Две гранаты с выдернутыми чеками, зажаты у меня под мышкой.
— Руки в гору! — скомандовал явно славянской внешности «туарег».
— Как скажешь! — усмехнулся я и поднял руки.
Рычаги гранат разжались и…
«Правильно ухожу», — успел подумать я
И, словно в замедленном действии увидел, что фотография со счастливой русской семьей также падала, словно собой хотела накрыть гранату.
Взрывы… небытие.
Глава 2
Город Берлада
14 апреля 1145
— Фомка говорите кличут? — спросил мужик.
— Фомкой, как есть, — ответил писклявый бабский голосок. — Молчать стал! Обет за грехи взял при храме… — сквозь пелену слышу разговор.
Почему я не умер? Это как? Голова раскалывается, как тисками виски сжали. И… Ноги, руки, все на месте?

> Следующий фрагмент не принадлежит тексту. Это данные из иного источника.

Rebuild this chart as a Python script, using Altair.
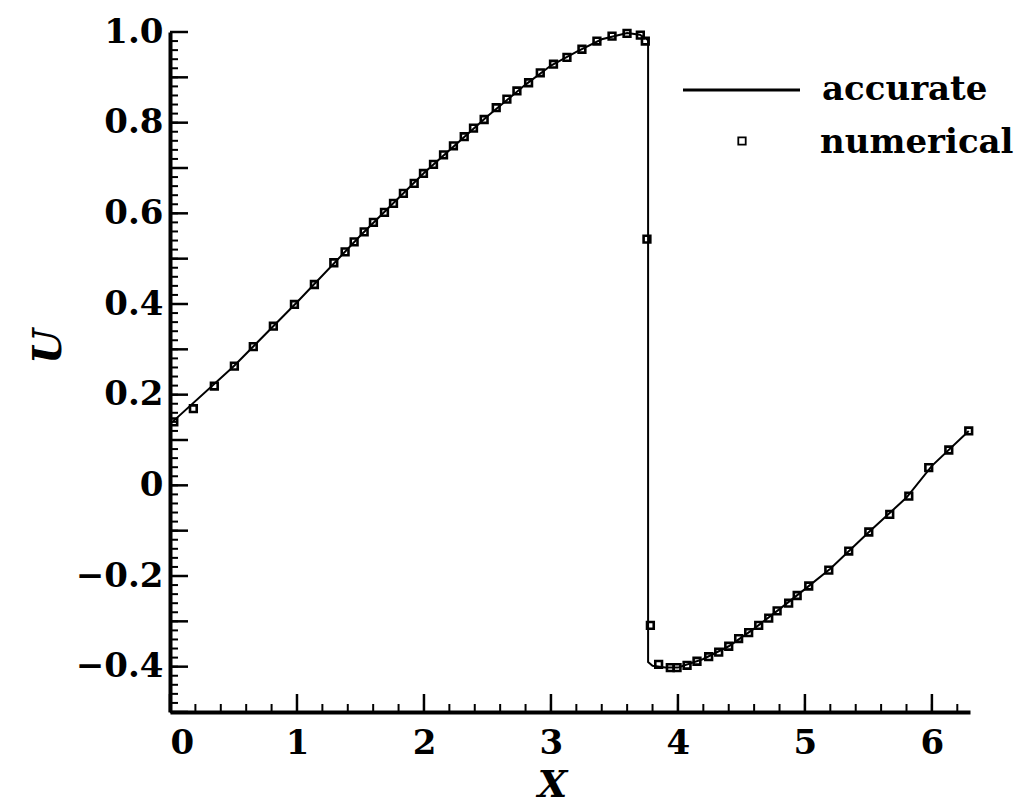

Звуки становились более отчетливее.
— Поднимите его! — скомандовал зычный голос. — Страшное мне поведали вы про дела сего отрока. Но, тем русская земля и живет нынче, раздираемая половцами али клобуками, да и самими же князьями.
— Так и ты на усобицу кличешь людишек за своего князя, — возразил кто-то из толпы, когда три мужика меня поднимали.
— У князя моего вотчину забрали. Он первый по праву в Галиче! — отрезал обладатель зычного голоса, после посмотрел на меня, а я на него своим мутным взглядом.
Получилось чуть приоткрыть глаз. Он был словно на фестивале реконструкции, но… Нет, реальность была иной, не фестивальной.
Наконец, получилось более или менее пошевелить конечностями. Руки чувствовались так, словно я спал на них, плохо поддавались контролю. Все равно усилием воли стал ощупывать себя. Хмурюсь — целый, живой.
Я стал щипать себя, но только добавил еще чуточку болезненных ощущений от сжатий кожи на боку, к слову, явно опаленному некогда.
А что вообще происходит? Я погиб, точно же должен быть мертв. Не в коме, а мертв… после такого не выживают.
Словно архивированными пакетами стала приходить или, правильнее сказать, возвращалась память. Все тело ощущало боль, словно тысячи иголок впились в кожу. Я терпел, и не такое приходилось переживать. Лишь головная боль действительно доставляла неудобства, так как не позволяла осмыслить происходящее.
Резко пришло осознание того, что меня могут узнать и это принесет беду. Мужик передо мной среднего роста, с густой черной бородой, лишь отдающей рыжеватым оттенком. Такой вот чернявый, голубоглазый… точно — десятник Мирон! Мысль как обухом по голове припечатала.